On September 2, 2007, the team decided to keep Courtney Brown instead of Elam during last cuts of the preseason.

===New York Jets===
On September 12, 2007, the New York Jets signed him based on a recommendation from Bill Parcells and would start 8 games at safety. In 2008 he started 9 games. On April 25, 2009, he was sent to the Cleveland Browns as part of a trade to acquire the fifth overall pick in the 2009 NFL draft, in order to select Mark Sanchez.

===Cleveland Browns===
In 2009, he was reunited with former New York Jets head coach Eric Mangini and was the Browns starter at safety, registering 88 tackles (led the team), one sack, 2 passes defensed, one fumble recovery and one forced fumble.

In 2010, he posted 79 tackles, 2 interceptions, 10 passes defensed, 2 forced fumbles and 2 fumble recoveries.

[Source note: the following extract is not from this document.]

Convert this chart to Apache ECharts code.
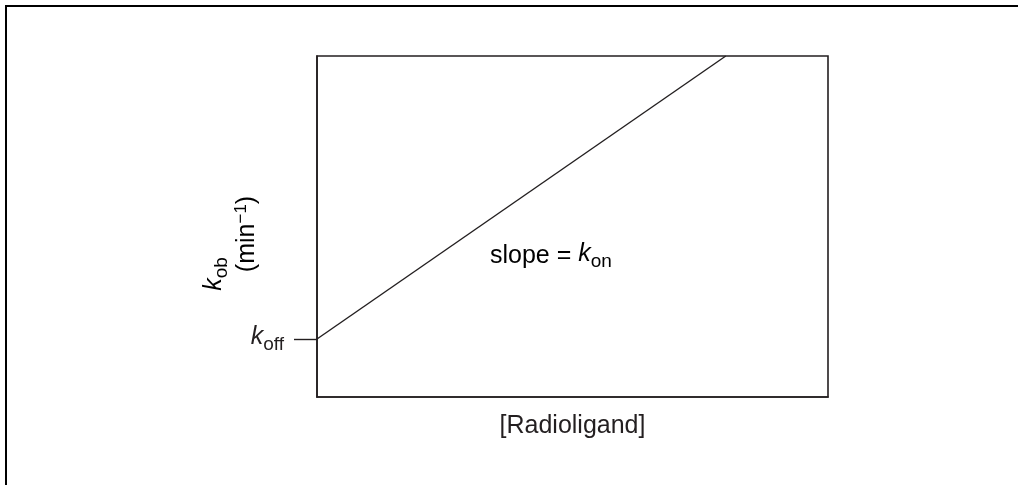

===Dallas Cowboys (second stint)===
On August 3, 2011, after hiring his former Browns defensive coordinator Rob Ryan, the Cowboys signed him to a one-year contract as a free agent and named him the starter at safety.
 He started every game, while registering 79 tackles (second on the team), one forced fumble and one fumble recovery. He wasn't re-signed after the season.

===Kansas City Chiefs===
On June 5, 2012, Elam signed as a free agent with the Kansas City Chiefs to provide depth behind Eric Berry, who was returning from a serious knee injury. He wasn't re-signed at the end of the year.

==NFL career statistics==

Legend
| Bold | Career high |

Year: Team; Games; Tackles; Interceptions; Fumbles
GP: GS; Cmb; Solo; Ast; Sck; TFL; Int; Yds; TD; Lng; PD; FF; FR; Yds; TD
2006: DAL; 15; 0; 14; 13; 1; 0.0; 0; 0; 0; 0; 0; 0; 1; 1; 1; 0
2007: NYJ; 13; 8; 53; 39; 14; 0.0; 2; 0; 0; 0; 0; 2; 0; 0; 0; 0
2008: NYJ; 16; 9; 69; 48; 21; 2.0; 3; 1; 92; 1; 92; 3; 3; 0; 0; 0
2009: CLE; 16; 16; 91; 74; 17; 1.0; 3; 0; 0; 0; 0; 2; 1; 1; 0; 0
2010: CLE; 16; 15; 79; 65; 14; 2.0; 3; 2; 18; 0; 18; 10; 2; 2; 18; 1
2011: DAL; 16; 16; 68; 54; 14; 0.0; 4; 0; 0; 0; 0; 0; 1; 1; 1; 0
2012: KC; 12; 7; 35; 29; 6; 0.0; 1; 0; 0; 0; 0; 2; 0; 0; 0; 0
104; 71; 409; 322; 87; 5.0; 16; 3; 110; 1; 92; 19; 8; 5; 20; 1

==Personal life==
Since 1987, three of Elam's siblings have been shot to death. His older brother, Donald Runner, was fatally shot in 1987. His sister Christina, was killed in 1999. On May 9, 2008, his older brother Donald Elam was fatally shot; at age 14, Donald was once the youngest person ever indicted for murder in Palm Beach County, though he was later acquitted.

On December 1, 2011, Abram's father died, and Dallas Cowboys owner Jerry Jones let Abram use his private plane to go to Florida to be with his family. His younger brother, Matt Elam played in the NFL for the Baltimore Ravens.

His son, Kaiir Elam, played defensive back for the University of Florida and was selected by the Buffalo Bills in the first round (23rd overall) of the 2022 NFL draft.